WHAT IS NEEDED:
Retype nothing but the lines from the start of the material up to and including the line with "200, 100, 0];". Pictures don't belong in the copy.

SOURCE EXCERPT:
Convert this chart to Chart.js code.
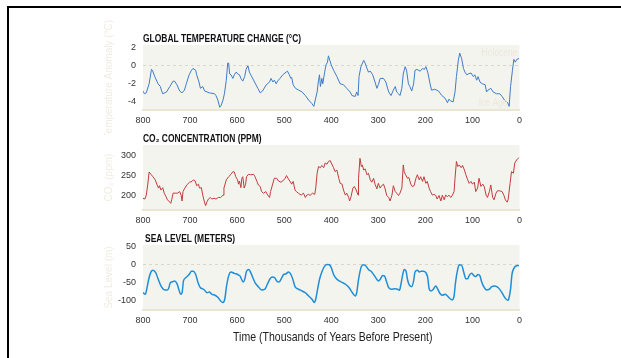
<!DOCTYPE html>
<html>
<head>
<meta charset="utf-8">
<script src="https://cdn.jsdelivr.net/npm/chart.js@4.4.0/dist/chart.umd.min.js"></script>
<style>
  html, body { margin: 0; padding: 0; background: #fff; width: 621px; height: 358px; overflow: hidden; position: relative; }
  .frame { position: absolute; left: 7px; top: 6px; width: 640px; height: 380px; border-top: 2px solid #000; border-left: 2px solid #000; }
  .panel { position: absolute; left: 0; width: 621px; }
  .panel canvas { display: block; }
</style>
</head>
<body>
<div class="frame"></div>
<div class="panel"><canvas id="tempChart"></canvas></div>
<div class="panel"><canvas id="co2Chart"></canvas></div>
<div class="panel"><canvas id="seaChart"></canvas></div>
<script>
const FONT = "'Liberation Sans', Arial, sans-serif";

// Shared time axis (thousands of years before present)
const ageTicks = [800, 700, 600, 500, 400, 300, 200, 100, 0];

// Global temperature change (°C)
const tempAge = [800, 797, 793, 787, 782, 780, 775, 768, 763, 761, 758, 750, 743, 736, 733, 728, 722, 717, 712, 708,
  702, 697, 694, 688, 686, 681, 678, 673, 669, 659, 648, 645, 641, 637, 634, 630, 627, 623, 620, 618,
  616, 613, 609, 606, 602, 599, 595, 592, 588, 584, 581, 577, 574, 570, 563, 556, 551, 546, 538, 531,
  528, 524, 521, 517, 514, 509, 503, 496, 493, 489, 486, 484, 481, 476, 469, 462, 455, 448, 441, 437,
  434, 430, 427, 425, 423, 420, 418, 414, 411, 408, 406, 403, 400, 395, 388, 381, 374, 367, 360, 356,
  349, 346, 343, 341, 337, 331, 328, 324, 321, 317, 312, 307, 303, 300, 296, 289, 284, 278, 273, 268,
  264, 261, 257, 254, 250, 247, 243, 240, 236, 233, 229, 225, 222, 218, 211, 206, 202, 199, 195, 190,
  187, 180, 172, 165, 158, 153, 150, 146, 141, 137, 134, 130, 127, 123, 119, 116, 112, 109, 103, 98,
  95, 91, 88, 84, 79, 73, 70, 67, 61, 56, 49, 42, 37, 32, 25, 22, 19, 15, 12, 9, 6, 1];
const tempValue = [-2.8, -3.1, -3.0, -2.0, -0.4, -0.5, -1.2, -2.0, -2.3, -2.7, -3.1, -2.9, -2.3, -1.7, -1.7, -2.1, -2.8, -3.0, -2.7, -2.0,
  -1.0, -0.5, -0.3, -0.5, -1.0, -1.8, -2.5, -2.3, -2.8, -3.0, -3.1, -3.3, -3.8, -4.6, -4.4, -3.8, -3.1, -1.6, 0.3, 0.3,
  -0.9, -1.0, -1.4, -1.0, -0.7, -0.9, -1.0, -1.4, -1.7, -1.2, -0.4, 0.0, -0.7, -1.1, -1.8, -2.5, -3.0, -2.8, -2.1, -1.8,
  -1.4, -1.8, -1.6, -2.0, -1.7, -1.4, -1.0, -0.7, -0.6, -1.0, -1.4, -1.3, -2.1, -2.5, -2.7, -2.9, -3.3, -3.8, -4.2, -4.5,
  -3.8, -2.9, -1.6, -1.0, -2.3, -1.4, -2.0, -0.7, 0.1, 0.4, 1.1, 0.6, 0.1, -0.5, -1.2, -2.0, -2.1, -2.5, -2.9, -3.3,
  -3.4, -2.9, -3.3, -1.2, -0.1, 0.6, 0.3, -0.3, -0.7, -0.6, -1.0, -1.8, -2.5, -2.1, -1.4, -1.4, -1.8, -2.9, -3.3, -2.7,
  -2.3, -2.9, -3.1, -3.3, -2.5, -0.9, -0.1, -0.5, -2.0, -2.3, -2.8, -2.0, -0.5, -0.4, -0.6, -0.3, -0.4, -0.1, -0.7, -2.0,
  -2.7, -2.6, -2.8, -3.3, -3.6, -4.1, -3.7, -3.9, -4.0, -2.9, -1.2, 0.6, 1.4, 0.8, -0.3, -0.7, -1.0, -0.9, -0.8, -1.2,
  -1.0, -1.6, -1.2, -1.8, -2.0, -2.1, -2.9, -2.7, -2.5, -2.9, -3.1, -3.1, -3.4, -3.8, -4.1, -4.5, -2.3, -0.5, 0.7, 0.4, 0.7, 0.8];
const tempTicks = [2, 0, -2, -4];

// CO2 concentration (ppm)
const co2Age = [800, 796, 793, 790, 787, 783, 779, 774, 770, 767, 765, 762, 758, 755, 751, 748, 743, 741, 739, 736,
  731, 727, 722, 719, 717, 715, 712, 707, 701, 696, 693, 689, 686, 682, 680, 676, 673, 670, 667, 664,
  661, 657, 654, 649, 645, 640, 635, 630, 628, 623, 618, 613, 609, 606, 603, 599, 597, 595, 592, 590,
  588, 585, 582, 580, 576, 571, 565, 562, 558, 555, 551, 548, 544, 539, 535, 531, 529, 525, 521, 516,
  512, 507, 503, 498, 495, 491, 488, 484, 481, 477, 474, 470, 464, 459, 455, 452, 448, 445, 440, 435,
  433, 430, 427, 423, 420, 416, 413, 409, 406, 402, 400, 395, 392, 388, 384, 381, 377, 374, 370, 367,
  363, 361, 358, 354, 351, 347, 343, 342, 339, 336, 334, 331, 328, 324, 321, 317, 314, 310, 307, 303,
  300, 296, 293, 289, 286, 282, 278, 275, 271, 268, 264, 261, 257, 254, 250, 247, 245, 242, 238, 235,
  231, 228, 224, 220, 217, 213, 210, 206, 203, 199, 196, 192, 189, 185, 182, 178, 175, 171, 167, 164,
  160, 157, 153, 150, 146, 143, 139, 137, 134, 131, 128, 124, 121, 117, 114, 110, 107, 103, 100, 96,
  93, 89, 86, 82, 78, 75, 71, 68, 64, 61, 57, 54, 50, 47, 42, 37, 33, 30, 26, 24,
  20, 17, 13, 10, 6, 1];
const co2Value = [192, 190, 200, 226, 259, 253, 247, 239, 226, 218, 224, 213, 219, 205, 196, 188, 182, 179, 188, 205,
  205, 205, 209, 200, 185, 209, 216, 226, 233, 235, 239, 236, 224, 228, 218, 219, 200, 185, 173, 183,
  190, 194, 190, 192, 190, 194, 194, 200, 218, 239, 247, 253, 260, 259, 247, 239, 228, 236, 219, 243,
  247, 218, 228, 247, 253, 252, 253, 247, 235, 226, 222, 209, 205, 209, 200, 194, 209, 226, 243, 243,
  236, 233, 236, 243, 250, 241, 236, 228, 235, 213, 209, 205, 200, 205, 194, 200, 202, 199, 205, 202,
  218, 256, 273, 270, 276, 270, 282, 279, 286, 288, 282, 270, 260, 264, 243, 230, 228, 213, 200, 205,
  194, 185, 196, 218, 222, 213, 200, 243, 294, 273, 277, 264, 267, 252, 256, 239, 233, 243, 228, 216,
  230, 218, 224, 228, 218, 199, 194, 185, 200, 224, 209, 205, 199, 205, 218, 277, 260, 252, 243, 245,
  228, 222, 224, 243, 252, 239, 247, 235, 247, 230, 235, 218, 209, 200, 202, 199, 190, 199, 185, 200,
  188, 200, 196, 200, 194, 199, 209, 243, 286, 273, 277, 270, 276, 264, 252, 239, 230, 235, 228, 233,
  209, 218, 243, 222, 228, 222, 200, 194, 209, 226, 194, 188, 205, 211, 211, 209, 199, 188, 182, 190,
  230, 260, 256, 282, 290, 296];
const co2Ticks = [300, 250, 200];

// Sea level (m)
const seaAge = [800, 795, 792, 788, 783, 779, 773, 768, 761, 754, 748, 745, 742, 738, 733, 728, 724, 720, 717, 714,
  709, 702, 697, 693, 688, 683, 678, 673, 669, 664, 659, 654, 647, 640, 635, 630, 626, 623, 618, 613,
  606, 599, 594, 587, 584, 580, 575, 571, 565, 561, 555, 548, 541, 536, 530, 525, 520, 516, 511, 505,
  501, 496, 491, 487, 482, 477, 471, 462, 455, 448, 441, 436, 433, 429, 425, 420, 414, 409, 404, 400,
  395, 389, 383, 376, 369, 362, 355, 349, 346, 342, 336, 331, 326, 321, 314, 308, 303, 300, 296, 291,
  287, 283, 278, 273, 264, 259, 255, 252, 248, 245, 241, 238, 234, 229, 225, 222, 217, 213, 209, 204,
  199, 195, 192, 188, 183, 178, 174, 169, 164, 158, 153, 148, 143, 139, 136, 131, 128, 123, 119, 114,
  110, 107, 102, 97, 93, 88, 84, 81, 76, 70, 64, 59, 52, 45, 38, 31, 25, 23, 19, 16,
  11, 8, 1];
const seaValue = [-79, -83, -69, -42, -21, -16, -23, -40, -62, -71, -71, -65, -51, -49, -46, -53, -69, -83, -79, -46,
  -37, -28, -19, -19, -28, -51, -65, -68, -72, -79, -77, -83, -86, -93, -102, -106, -95, -65, -32, -21,
  -25, -28, -32, -49, -42, -19, -14, -23, -42, -53, -62, -71, -69, -56, -40, -35, -37, -46, -49, -37,
  -28, -26, -21, -25, -40, -62, -68, -74, -79, -88, -97, -106, -97, -69, -42, -21, -5, 0, -1, -9,
  -28, -40, -46, -51, -56, -65, -79, -88, -79, -42, -6, -1, -5, -14, -21, -32, -42, -46, -42, -31,
  -32, -46, -65, -69, -68, -69, -72, -56, -28, -14, -19, -42, -58, -62, -46, -21, -16, -21, -19, -19,
  -23, -37, -68, -74, -69, -60, -68, -81, -86, -83, -88, -95, -99, -88, -51, -12, -1, -2, -19, -40,
  -40, -31, -25, -31, -34, -28, -32, -46, -62, -71, -69, -62, -60, -65, -77, -93, -100, -97, -69, -28,
  -9, -5, -3];
const seaTicks = [50, 0, -50, -100];

// Draws text squeezed horizontally, giving a condensed typeface look
function narrowText(ctx, text, x, y, squeeze, align) {
  ctx.save();
  ctx.translate(x, y);
  ctx.scale(squeeze, 1);
  ctx.textAlign = align;
  ctx.fillText(text, 0, 0);
  ctx.restore();
}

// Plot background, panel heading, small in-plot notes and the shared time caption
const panelDecor = {
  id: 'panelDecor',
  beforeDraw(chart, args, opts) {
    const a = chart.chartArea, ctx = chart.ctx;
    ctx.save();
    ctx.fillStyle = '#f4f4ef';
    ctx.fillRect(a.left, a.top, a.right - a.left, a.bottom - a.top);
    ctx.restore();
  },
  afterDraw(chart, args, opts) {
    const a = chart.chartArea, ctx = chart.ctx;
    ctx.save();
    ctx.textBaseline = 'alphabetic';
    ctx.fillStyle = '#111';
    ctx.font = 'bold 10px ' + FONT;
    narrowText(ctx, opts.heading, a.left + (opts.headingDx || 0), a.top - 3.5, 0.845, 'left');
    (opts.notes || []).forEach(n => {
      ctx.font = '10px ' + FONT;
      ctx.fillStyle = '#ebe7da';
      narrowText(ctx, n.text, a.right + n.dx, a.top + n.dy, 0.85, 'right');
    });
    if (opts.caption) {
      ctx.font = '13px ' + FONT;
      ctx.fillStyle = '#222';
      ctx.textBaseline = 'middle';
      narrowText(ctx, opts.caption, (a.left + a.right) / 2 + 1.5, a.bottom + opts.captionDy, 0.81, 'center');
    }
    ctx.restore();
  }
};

function buildPanel(id, box, series, y, decor) {
  const cv = document.getElementById(id);
  cv.width = 621;
  cv.height = box.height;
  cv.parentNode.style.top = (box.plotTop - 25) + 'px';
  const xAxisHeight = box.height - 25 - (box.plotBottom - box.plotTop);
  return new Chart(cv, {
    type: 'line',
    data: {
      datasets: [{
        data: series.ages.map((a, i) => ({ x: a, y: series.values[i] })),
        borderColor: series.color,
        borderWidth: series.width,
        pointRadius: 0,
        tension: series.tension,
        cubicInterpolationMode: series.monotone ? 'monotone' : 'default',
        fill: false
      }]
    },
    options: {
      responsive: false,
      animation: false,
      events: [],
      layout: { padding: { left: 100, right: 101.5, top: 25, bottom: 0 } },
      plugins: {
        legend: { display: false },
        tooltip: { enabled: false },
        title: { display: false },
        panelDecor: decor
      },
      scales: {
        x: {
          type: 'linear',
          reverse: true,
          min: 0,
          max: 800,
          afterBuildTicks: s => { s.ticks = ageTicks.map(v => ({ value: v })); },
          afterFit: s => { s.height = xAxisHeight; },
          grid: { display: true, color: 'rgba(0,0,0,0)', drawTicks: false },
          border: { display: true, color: '#ebe5d3', width: 2 },
          ticks: { padding: 5, color: '#333', font: { family: FONT, size: 9 }, maxRotation: 0, autoSkip: false }
        },
        y: {
          min: y.min,
          max: y.max,
          afterBuildTicks: s => { s.ticks = y.ticks.map(v => ({ value: v })); },
          afterFit: s => { s.width = 43; },
          grid: {
            display: true,
            drawTicks: false,
            lineWidth: 1,
            color: c => (y.zeroLine && c.tick && c.tick.value === 0) ? '#d9d7cc' : 'rgba(0,0,0,0)'
          },
          border: { display: false, dash: [3, 3] },
          ticks: { padding: 7, color: '#333', font: { family: FONT, size: 9 } },
          title: {
            display: true,
            text: y.title,
            color: '#f0ece1',
            font: { family: FONT, size: 10 },
            padding: { top: 3, bottom: 0 }
          }
        }
      }
    },
    plugins: [panelDecor]
  });
}

buildPanel('tempChart',
  { plotTop: 45, plotBottom: 110, height: 115 },
  { ages: tempAge, values: tempValue, color: '#3f7cc6', width: 1, tension: 0 },
  { min: -4.9, max: 2.3, ticks: tempTicks, zeroLine: true, title: 'Temperature Anomaly (°C))' },
  { heading: 'GLOBAL TEMPERATURE CHANGE (°C)', notes: [
    { text: 'Holocene', dx: -2, dy: 11 },
    { text: 'Ice Age', dx: -12, dy: 61 }
  ] });

buildPanel('co2Chart',
  { plotTop: 145, plotBottom: 210, height: 110 },
  { ages: co2Age, values: co2Value, color: '#c23c3e', width: 1, tension: 0 },
  { min: 162, max: 328, ticks: co2Ticks, zeroLine: false, title: 'CO₂ (ppm)' },
  { heading: 'CO₂ CONCENTRATION (PPM)' });

buildPanel('seaChart',
  { plotTop: 245, plotBottom: 310, height: 138 },
  { ages: seaAge, values: seaValue, color: '#1f8ed6', width: 1.5, tension: 0.4, monotone: true },
  { min: -127, max: 54, ticks: seaTicks, zeroLine: true, title: 'Sea Level (m)' },
  { heading: 'SEA LEVEL (METERS)', headingDx: 2,
    caption: 'Time (Thousands of Years Before Present)', captionDy: 27 });
</script>
</body>
</html>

ANSWER TO THE TASK:
Convert this chart to Chart.js code.
<!DOCTYPE html>
<html>
<head>
<meta charset="utf-8">
<script src="https://cdn.jsdelivr.net/npm/chart.js@4.4.0/dist/chart.umd.min.js"></script>
<style>
  html, body { margin: 0; padding: 0; background: #fff; width: 621px; height: 358px; overflow: hidden; position: relative; }
  .frame { position: absolute; left: 7px; top: 6px; width: 640px; height: 380px; border-top: 2px solid #000; border-left: 2px solid #000; }
  .panel { position: absolute; left: 0; width: 621px; }
  .panel canvas { display: block; }
</style>
</head>
<body>
<div class="frame"></div>
<div class="panel"><canvas id="tempChart"></canvas></div>
<div class="panel"><canvas id="co2Chart"></canvas></div>
<div class="panel"><canvas id="seaChart"></canvas></div>
<script>
const FONT = "'Liberation Sans', Arial, sans-serif";

// Shared time axis (thousands of years before present)
const ageTicks = [800, 700, 600, 500, 400, 300, 200, 100, 0];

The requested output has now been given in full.